Angela Merkel attended a meeting on Wednesday with representatives of the Christian Social Union (CSU), sister party of her Christian Democratic Union (CDU), after a tense previous appearance in November alongside state premier Horst Seehofer. Meeting with CSU representatives in the Bavarian town of Wildbad Kreuth, Merkel again rejected proposals for capping the number of refugees allowed into Germany in 2016.

And then there’s this, via the Washington Post:

[I]n Germany, the government is effectively enforcing civility, taking aim at a surge of hate speech against refugees and Muslims. As Western Europe’s most populous nation grapples with a historic wave of mostly-Muslim migrants, politicians and activists are decrying a rash of incendiary speech bubbling to the surface of German society. In a country whose Nazi past led to some of the strictest laws in the West protecting minorities from people inciting hatred, prosecutors are launching investigations into inflammatory comments as judges dole out fines, even probation time, to the worst offenders.

German authorities, meanwhile, have reached a deal with Facebook, Google and Twitter to get tougher on offensive content, with the outlets agreeing to apply domestic laws, rather than their own corporate policies, to reviews of posts.

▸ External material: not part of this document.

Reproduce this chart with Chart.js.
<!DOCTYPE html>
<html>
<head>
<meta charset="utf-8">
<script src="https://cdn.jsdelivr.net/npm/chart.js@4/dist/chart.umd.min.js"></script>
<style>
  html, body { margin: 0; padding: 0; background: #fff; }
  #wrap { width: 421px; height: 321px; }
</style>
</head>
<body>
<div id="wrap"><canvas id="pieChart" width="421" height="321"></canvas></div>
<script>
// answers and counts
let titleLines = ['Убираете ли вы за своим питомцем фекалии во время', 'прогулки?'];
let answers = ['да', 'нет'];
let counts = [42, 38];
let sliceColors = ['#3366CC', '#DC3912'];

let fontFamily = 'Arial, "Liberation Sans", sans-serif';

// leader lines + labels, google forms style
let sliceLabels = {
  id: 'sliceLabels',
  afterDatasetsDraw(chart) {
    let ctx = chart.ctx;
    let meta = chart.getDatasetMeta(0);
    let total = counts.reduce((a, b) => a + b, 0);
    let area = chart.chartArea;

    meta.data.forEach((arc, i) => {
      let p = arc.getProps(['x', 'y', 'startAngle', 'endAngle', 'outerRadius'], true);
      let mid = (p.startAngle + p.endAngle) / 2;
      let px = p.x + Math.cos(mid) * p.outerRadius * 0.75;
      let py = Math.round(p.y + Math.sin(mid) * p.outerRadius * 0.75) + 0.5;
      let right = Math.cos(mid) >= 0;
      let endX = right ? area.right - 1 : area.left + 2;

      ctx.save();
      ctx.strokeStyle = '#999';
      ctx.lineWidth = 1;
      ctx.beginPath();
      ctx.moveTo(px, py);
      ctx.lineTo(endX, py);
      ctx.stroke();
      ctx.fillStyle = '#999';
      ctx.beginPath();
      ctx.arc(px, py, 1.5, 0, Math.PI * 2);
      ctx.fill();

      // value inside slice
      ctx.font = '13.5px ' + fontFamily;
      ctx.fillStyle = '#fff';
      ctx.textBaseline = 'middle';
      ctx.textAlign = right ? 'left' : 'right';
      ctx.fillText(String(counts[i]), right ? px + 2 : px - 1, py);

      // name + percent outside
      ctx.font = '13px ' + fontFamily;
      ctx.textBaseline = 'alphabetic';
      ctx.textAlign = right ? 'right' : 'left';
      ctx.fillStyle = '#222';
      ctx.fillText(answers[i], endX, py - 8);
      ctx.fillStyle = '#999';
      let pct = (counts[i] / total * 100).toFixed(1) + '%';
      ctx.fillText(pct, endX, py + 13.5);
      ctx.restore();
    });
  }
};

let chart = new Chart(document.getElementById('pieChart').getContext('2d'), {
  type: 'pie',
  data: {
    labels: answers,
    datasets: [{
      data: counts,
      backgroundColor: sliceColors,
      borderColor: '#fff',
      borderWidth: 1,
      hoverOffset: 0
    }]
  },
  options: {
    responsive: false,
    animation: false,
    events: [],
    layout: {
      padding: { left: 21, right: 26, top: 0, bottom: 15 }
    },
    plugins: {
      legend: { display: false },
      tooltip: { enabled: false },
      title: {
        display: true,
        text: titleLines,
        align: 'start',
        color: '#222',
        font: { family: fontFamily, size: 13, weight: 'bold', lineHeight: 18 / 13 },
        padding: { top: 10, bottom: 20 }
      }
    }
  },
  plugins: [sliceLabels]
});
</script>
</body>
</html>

Some of the comments cited—I don’t know how representative they are—are indeed disgusting, That said, there is (very evidently) no First Amendment in Europe and‘hate speech’ can be a conveniently elastic concept for authoritarians on the make.

Back to the Washington Post:

Critics call it the enforcement of political correctness, raising the question of what constitutes hate speech and sparking a national debate over free expression. Germans have been outraged, for instance, by reports of more than 100 sexual assaults and robberies in the city of Cologne allegedly committed by gangs of young Arab and North African men on New Year’s Eve. Some Germans are questioning whether their online comments could be taken down, or whether they could be charged with incitement, for publicly pondering whether refugees could have been among the assailants.

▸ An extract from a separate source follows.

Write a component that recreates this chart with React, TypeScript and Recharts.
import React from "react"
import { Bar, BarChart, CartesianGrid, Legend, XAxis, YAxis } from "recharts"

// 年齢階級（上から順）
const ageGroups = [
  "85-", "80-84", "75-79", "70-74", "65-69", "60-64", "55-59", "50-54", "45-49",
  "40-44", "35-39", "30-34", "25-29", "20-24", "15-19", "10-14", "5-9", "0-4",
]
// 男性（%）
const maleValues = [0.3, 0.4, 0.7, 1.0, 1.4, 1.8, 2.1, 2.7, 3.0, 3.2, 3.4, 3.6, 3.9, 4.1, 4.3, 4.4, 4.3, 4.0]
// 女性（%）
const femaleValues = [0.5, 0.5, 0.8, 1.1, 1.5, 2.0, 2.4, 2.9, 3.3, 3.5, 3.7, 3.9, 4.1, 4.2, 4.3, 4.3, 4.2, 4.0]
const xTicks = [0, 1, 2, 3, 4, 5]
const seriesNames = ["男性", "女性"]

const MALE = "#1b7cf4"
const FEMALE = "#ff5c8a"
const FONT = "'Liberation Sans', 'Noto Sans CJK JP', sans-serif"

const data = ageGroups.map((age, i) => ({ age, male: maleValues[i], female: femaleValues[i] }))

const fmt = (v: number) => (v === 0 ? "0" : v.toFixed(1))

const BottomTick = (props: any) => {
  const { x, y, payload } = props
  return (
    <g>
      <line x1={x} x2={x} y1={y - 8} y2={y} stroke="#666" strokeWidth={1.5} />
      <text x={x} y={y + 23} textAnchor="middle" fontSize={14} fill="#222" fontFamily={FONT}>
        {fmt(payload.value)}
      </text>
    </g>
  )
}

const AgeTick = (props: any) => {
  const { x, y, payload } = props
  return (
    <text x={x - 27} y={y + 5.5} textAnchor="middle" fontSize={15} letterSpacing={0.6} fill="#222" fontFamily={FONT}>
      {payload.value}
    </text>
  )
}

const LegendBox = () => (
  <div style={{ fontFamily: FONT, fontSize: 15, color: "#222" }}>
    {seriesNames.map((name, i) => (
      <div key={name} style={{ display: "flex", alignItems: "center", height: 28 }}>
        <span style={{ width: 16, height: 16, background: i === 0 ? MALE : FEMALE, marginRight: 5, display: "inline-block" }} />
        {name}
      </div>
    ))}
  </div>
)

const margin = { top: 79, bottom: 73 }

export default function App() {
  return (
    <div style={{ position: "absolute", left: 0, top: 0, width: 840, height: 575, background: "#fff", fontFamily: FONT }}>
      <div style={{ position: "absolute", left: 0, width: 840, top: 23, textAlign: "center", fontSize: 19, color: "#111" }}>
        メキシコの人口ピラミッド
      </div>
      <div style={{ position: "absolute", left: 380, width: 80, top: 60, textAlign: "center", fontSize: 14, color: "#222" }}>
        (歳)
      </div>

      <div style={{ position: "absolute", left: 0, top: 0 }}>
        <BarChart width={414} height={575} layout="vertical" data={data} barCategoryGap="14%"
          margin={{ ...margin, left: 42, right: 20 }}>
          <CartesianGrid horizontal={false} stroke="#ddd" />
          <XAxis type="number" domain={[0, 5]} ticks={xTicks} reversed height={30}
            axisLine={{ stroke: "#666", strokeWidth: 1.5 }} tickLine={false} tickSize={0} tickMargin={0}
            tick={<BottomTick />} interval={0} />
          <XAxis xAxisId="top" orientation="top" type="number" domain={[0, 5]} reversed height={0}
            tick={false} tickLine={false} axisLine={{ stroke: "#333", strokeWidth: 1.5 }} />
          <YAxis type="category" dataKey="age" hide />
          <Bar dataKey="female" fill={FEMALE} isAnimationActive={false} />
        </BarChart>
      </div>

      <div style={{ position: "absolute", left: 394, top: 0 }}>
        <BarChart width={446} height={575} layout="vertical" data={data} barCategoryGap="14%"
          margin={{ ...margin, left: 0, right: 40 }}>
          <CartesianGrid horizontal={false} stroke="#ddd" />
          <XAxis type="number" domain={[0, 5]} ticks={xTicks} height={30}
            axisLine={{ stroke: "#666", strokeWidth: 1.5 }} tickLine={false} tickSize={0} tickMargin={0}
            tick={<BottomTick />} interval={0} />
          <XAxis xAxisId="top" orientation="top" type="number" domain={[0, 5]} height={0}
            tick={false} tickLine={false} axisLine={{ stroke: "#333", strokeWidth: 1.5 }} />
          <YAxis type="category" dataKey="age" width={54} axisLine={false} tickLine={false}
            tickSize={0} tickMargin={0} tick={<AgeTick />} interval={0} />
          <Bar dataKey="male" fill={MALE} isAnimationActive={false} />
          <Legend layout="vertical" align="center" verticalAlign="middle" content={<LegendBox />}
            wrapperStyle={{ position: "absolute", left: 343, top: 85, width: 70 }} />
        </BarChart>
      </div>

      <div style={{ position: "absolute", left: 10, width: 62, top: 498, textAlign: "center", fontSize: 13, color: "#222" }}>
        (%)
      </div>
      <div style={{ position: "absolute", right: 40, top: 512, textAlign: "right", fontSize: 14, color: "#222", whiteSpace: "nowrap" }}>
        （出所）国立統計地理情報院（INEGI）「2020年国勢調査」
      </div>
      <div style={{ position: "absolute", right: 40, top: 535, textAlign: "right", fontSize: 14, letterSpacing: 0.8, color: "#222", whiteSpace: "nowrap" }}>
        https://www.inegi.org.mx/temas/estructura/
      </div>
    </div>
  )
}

And then there’s this (the BBC reports), from Ralf Jaeger, North Rhine-Westphalia’s  (Social Democratic) interior minister (my emphasis added):

Scores of women say they were robbed or sexually assaulted by men, reportedly of Arab or North African appearance. Mr Jaeger also warned that anti-immigrant groups were trying to use the attacks to stir up hatred against refugees.

“What happens on the right-wing platforms and in chat rooms is at least as awful as the acts of those assaulting the women,” he said. “This is poisoning the climate of our society.”

“At least”.

Just think about that for a second.

The Guardian :

The [Cologne] events have since come to dominate German media, but following a barrage of complaints on social media that the New Year’s Eve events were deliberately under-reported amid fears they would encourage anti-immigrant sentiment, Germany’s public broadcaster, ZDF, was forced to apologise for its decision not to report on the attacks until Tuesday, four days after they had occurred.

“The news situation was clear enough,” the show’s deputy chief editor, Elmar Thevessen, wrote on the Heute (Today) programme’s Facebook page. “It was a mistake of the 7pm Heute show not to at least report the incidents.”

Andreas Scheuer of the Christian Social Union, the Bavarian sister party of Angela Merkel’s conservative CDU, accused the media of exercising too much caution and forming a “cartel of silence”.

I will quote this from Mark Steyn, yet again:

If the political culture forbids respectable politicians from raising certain topics, then the electorate will turn to unrespectable ones.

I will also mention, again, that the Roosevelt Foundation has just decided to give Angela Merkel its international Four Freedoms Award.

One of FDR’s ‘four freedoms’ was, of course, freedom of speech.